Option B: Don't give negative behavior any juice. Be careful not to engage negative sexual vibes. Limit eye contact with the source of difficulty, and avoid handshakes or hugs; this reduces the energy exchange. Emotionally, keep breathing and centering yourself. Exhale negative vibes out so they don’t stick in you. Also, don’t silently sizzle with irritation or rage; this energetically signals that you’re still playing this game. Instead, go about your business. Be loving with your friend, and cordial to her husband. When the problem person doesn't have anything to hook onto energetically he or she will likely lose interest.
Respect your intuition about the sexual willies. If someone doesn't do anything obviously creepy, you can still get the willies. Instinctively, you're picking up something unsafe about this energy. Say, it's a group of teenagers on the street: don't hesitate to maneuver around them. In the case of the auto mechanic I mentioned, get a new one. One of my patients couldn't put her finger on why she felt strangely uneasy around an electrician during a remodel of her home. She downplayed the intuition until one day he took it upon himself to tuck in the label of her blouse. This trespassing of her space pushed her over the edge; she hired a different electrician, an option I'd supported all along. Sometimes it's simply smart to duck out of a situation without making an issue of the vibes. Whenever you can switch a peripheral people, do so.

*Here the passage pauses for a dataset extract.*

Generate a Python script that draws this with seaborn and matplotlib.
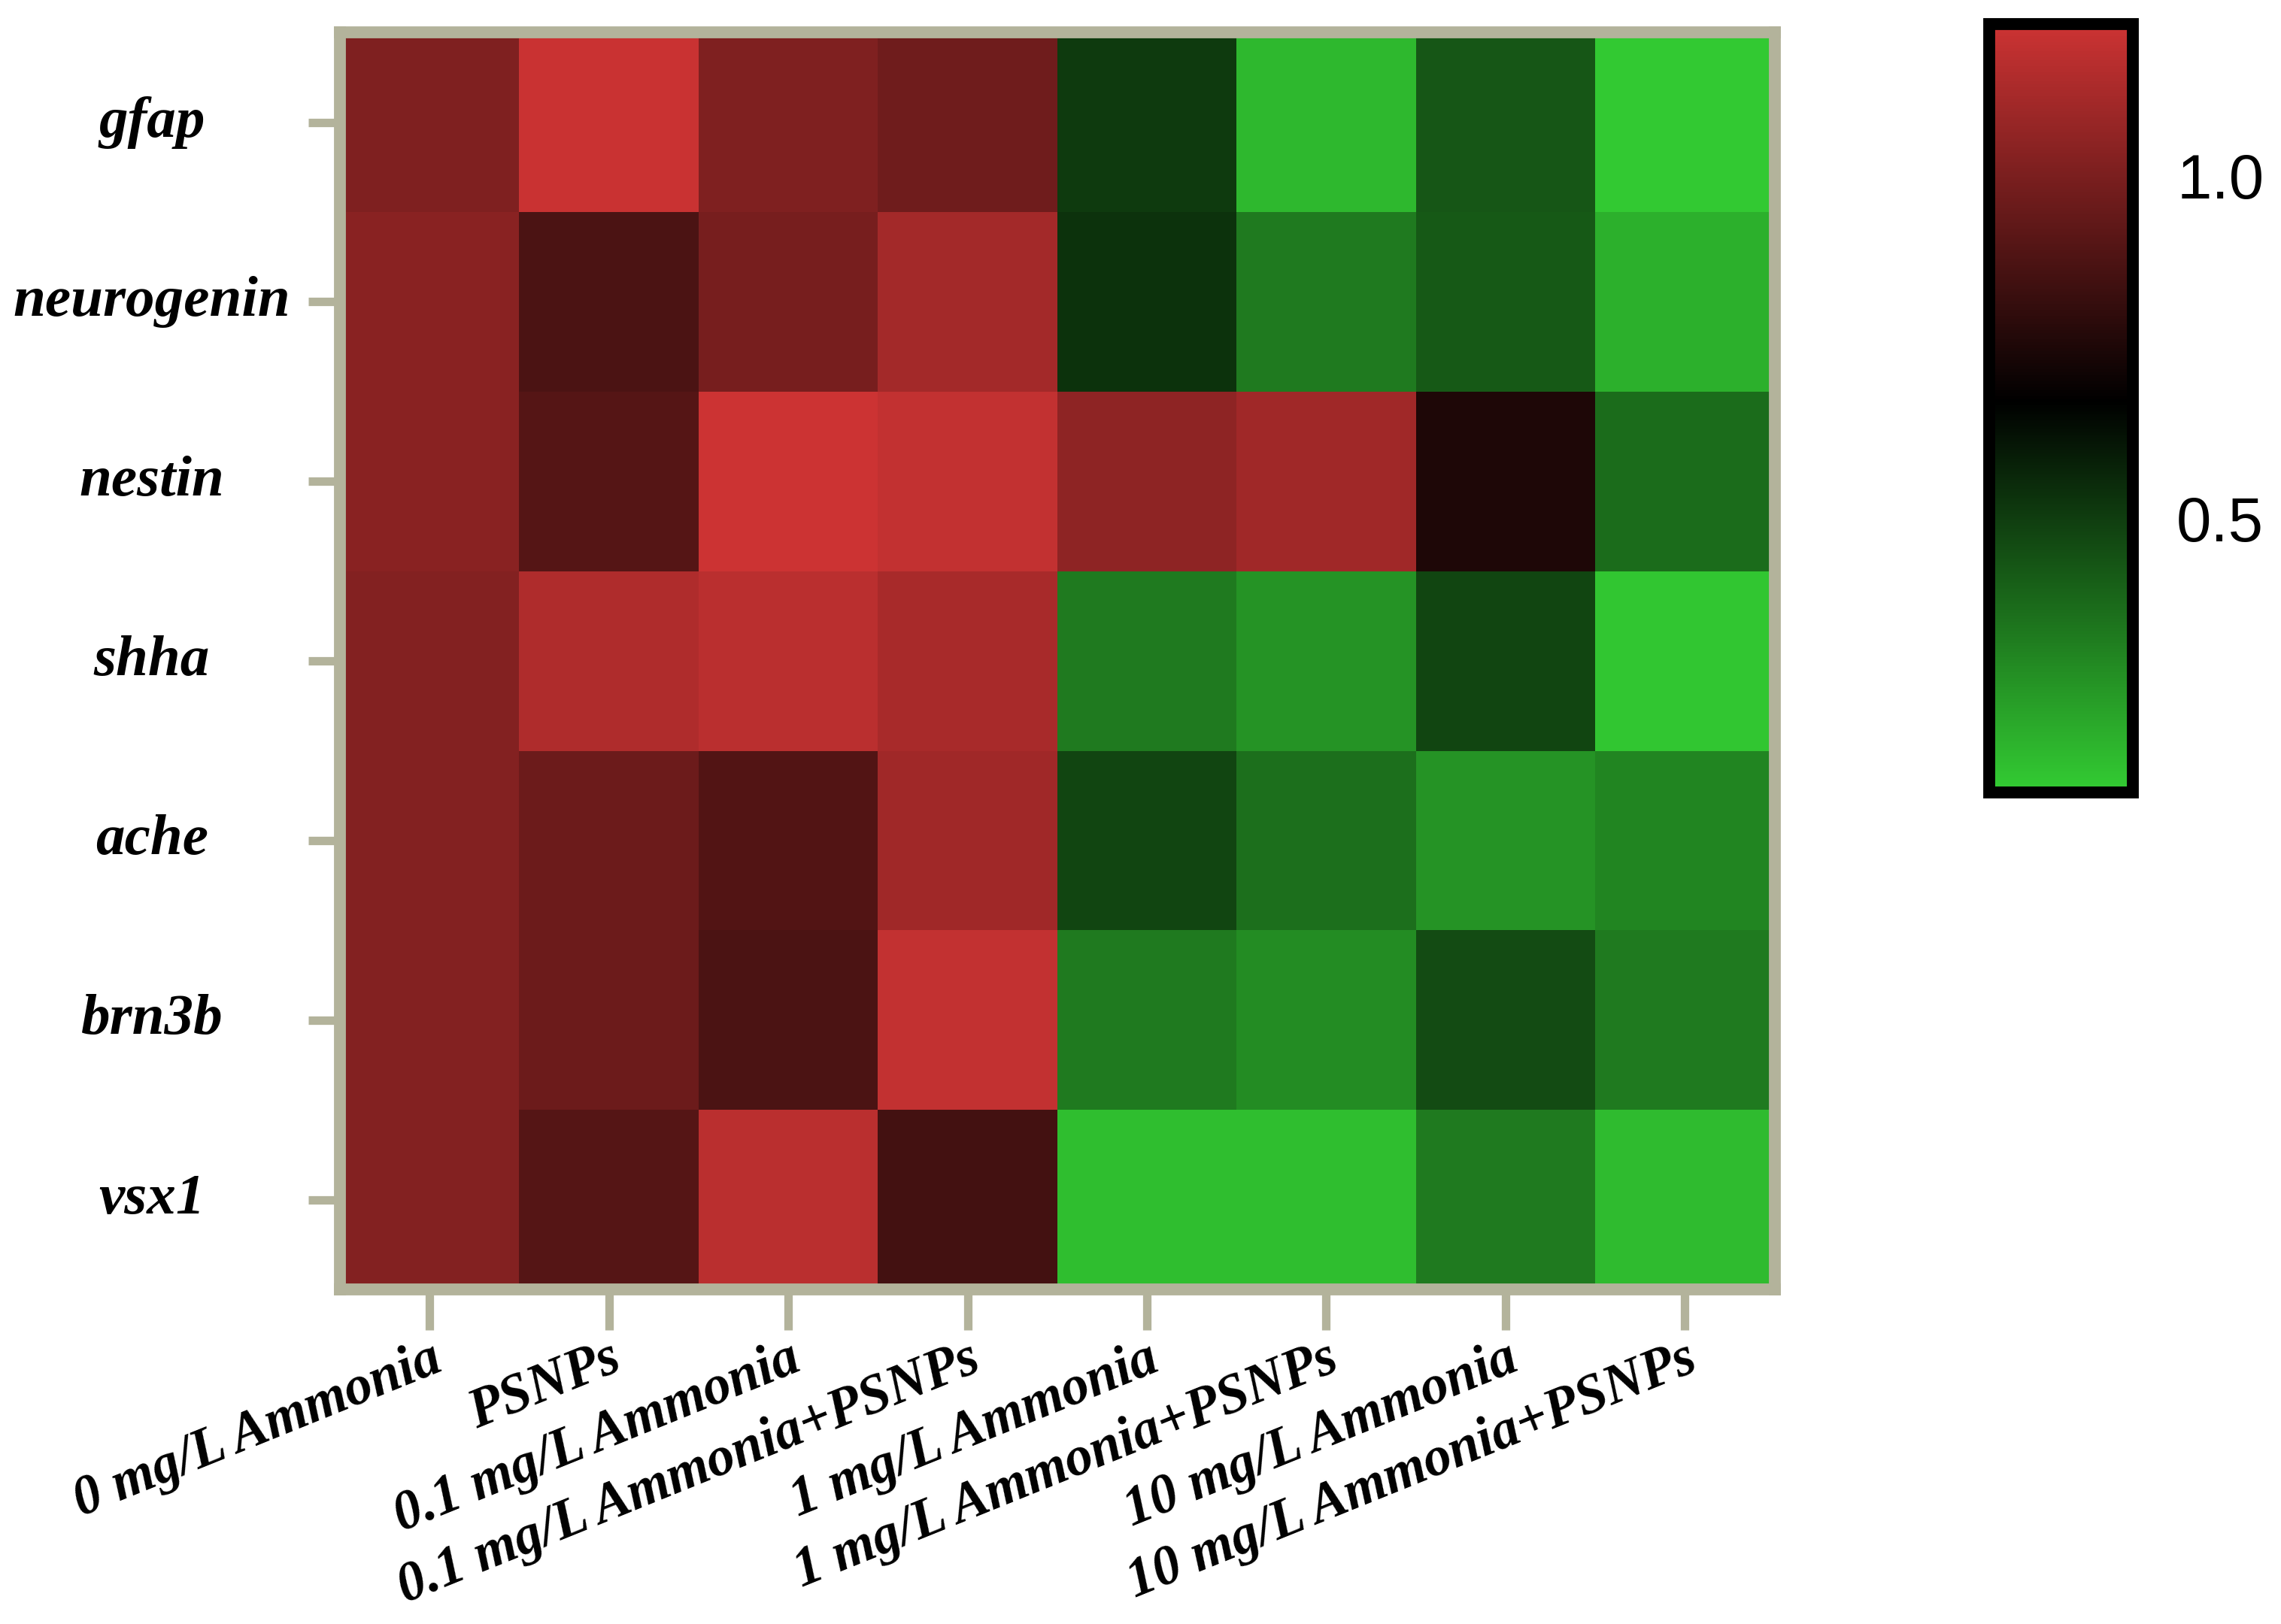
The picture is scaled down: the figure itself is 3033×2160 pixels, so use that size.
import numpy as np
import pandas as pd
import matplotlib
matplotlib.use("Agg")
import matplotlib.pyplot as plt
import seaborn as sns
from matplotlib.colors import LinearSegmentedColormap

genes = ['gfap', 'neurogenin', 'nestin', 'shha', 'ache', 'brn3b', 'vsx1']
groups = ['0 mg/L Ammonia', 'PSNPs', '0.1 mg/L Ammonia', '0.1 mg/L Ammonia+PSNPs',
          '1 mg/L Ammonia', '1 mg/L Ammonia+PSNPs', '10 mg/L Ammonia', '10 mg/L Ammonia+PSNPs']

# relative expression
gfap = [1.01, 1.21, 1.01, 0.97, 0.51, 0.16, 0.43, 0.11]
neurogenin = [1.04, 0.87, 0.99, 1.11, 0.53, 0.33, 0.42, 0.18]
nestin = [1.04, 0.90, 1.22, 1.19, 1.05, 1.10, 0.75, 0.37]
shha = [1.02, 1.14, 1.17, 1.12, 0.33, 0.26, 0.48, 0.12]
ache = [1.02, 0.96, 0.89, 1.10, 0.48, 0.36, 0.26, 0.30]
brn3b = [1.02, 0.96, 0.87, 1.19, 0.33, 0.28, 0.46, 0.33]
vsx1 = [1.02, 0.90, 1.17, 0.85, 0.14, 0.14, 0.33, 0.15]

cbar_ticks = [0.5, 1.0]
vmin, vmid, vmax = 0.1, 0.67, 1.22

df = pd.DataFrame([gfap, neurogenin, nestin, shha, ache, brn3b, vsx1], index=genes, columns=groups)

cmap = LinearSegmentedColormap.from_list(
    'gkr', [(0.0, '#33cc33'), ((vmid - vmin) / (vmax - vmin), '#000000'), (1.0, '#cc3333')])

sns.set_theme(style="white")
plt.rcParams['font.family'] = ['Liberation Serif', 'DejaVu Serif']
plt.rcParams['text.color'] = 'black'
plt.rcParams['xtick.labelcolor'] = 'black'
plt.rcParams['ytick.labelcolor'] = 'black'

border = '#b3b39b'

fig = plt.figure(figsize=(3033 / 300, 2160 / 300), dpi=300)
ax = fig.add_axes([0.149, 0.206, 0.629, 0.774])
cax = fig.add_axes([0.872, 0.512, 0.063, 0.473])

sns.heatmap(df, cmap=cmap, vmin=vmin, vmax=vmax, ax=ax, cbar_ax=cax,
            cbar_kws={'ticks': cbar_ticks})

for s in ax.spines.values():
    s.set_visible(True)
    s.set_color(border)
    s.set_linewidth(3.8)

ax.tick_params(axis='y', which='major', left=True, length=10, width=2.7, color=border,
               direction='out', pad=50, labelcolor='black')
ax.tick_params(axis='x', which='major', bottom=True, length=13, width=2.7, color=border,
               direction='out', pad=1, labelcolor='black')

ax.set_yticklabels(genes, rotation=0, fontsize=18.5, fontweight='bold', fontstyle='italic',
                   ha='center', va='center')
ax.set_xticklabels(groups, rotation=22, fontsize=17.5, fontweight='bold', fontstyle='italic',
                   ha='right', va='top', rotation_mode='anchor')
ax.set_xlabel('')
ax.set_ylabel('')

cbar = ax.collections[0].colorbar
cbar.outline.set_edgecolor('black')
cbar.outline.set_linewidth(3.8)
cax.tick_params(axis='y', direction='in', left=True, right=True, length=6, width=1.8,
                color='black', pad=14, labelsize=20, labelcolor='black')
cax.set_yticklabels(['0.5', '1.0'], family=['Liberation Sans', 'DejaVu Sans'])

fig.savefig('out.png', dpi=300)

Inappropriate vibes also can arise with a masseuse or energy healer. It isn't necessarily what they say or do. Knowingly or not, they mix sexual energy into treatments. Many of my patients have tolerated this too long because they've questioned themselves. It's the worst feeling to be stuck in a massage, totally exposed, and have these weird vibes, intrusive vibes coming at you. You may want to get someone different. (Some people are more comfortable with same-sex masseuses). Or, if you have rapport with the practitioner, mention the issue once. If he or she was unaware of sending this energy and are open to change, terrific. However, if the vibes doesn’t stop, the person is not for you.
My friend Angela, a gospel choir director in a church with a congregation of thousands, has had to become the queen of boundary setting. Now, she does it with such grace, though coming from an abusive home where boundaries didn't exist, it took determination to get good at it. Garbed in brightly colored African robes, Angela likes to greet her congregants after a service. A few words for each, sometimes a hug. Angela is an expert reader of energy, is clear about staying heart-centered, but not sending sexual vibes. Sometimes, though, people have their own agenda. Angela told me, "Every week this one man kept hugging me too tight. It felt needy and slightly seductive. His energy was gooey, like fly paper. So I had to communicate to him, 'It's nice to see you, but I'd rather we didn't hug. It doesn't feel comfortable.'" You'd think a statement like this might set someone off or offend them. But Angela conveyed it with such sweetness and respect that the congregant took it in the spirit intended. From then on, he respected her boundaries. The upshot was she didn't have to dread seeing him each week or be subjected to energy that felt off.
As a medical student I experienced the horror of having to keep my mouth shut around hot-shot surgeons who'd tell disgusting sexist jokes in the operating room. At a time when a patient is exquisitely vulnerable--out cold and being cut open--only positive vibes are called for. Of course, the surgeons didn't acknowledge that words are action, that their talk energetically violated both patient and students present. Perhaps I could've said something to my supervisors--but I lacked confidence, was afraid of retaliation. Today, with increased public scrutiny of workplace indiscretions, I'd counsel medical students to surface these issues with their program chiefs.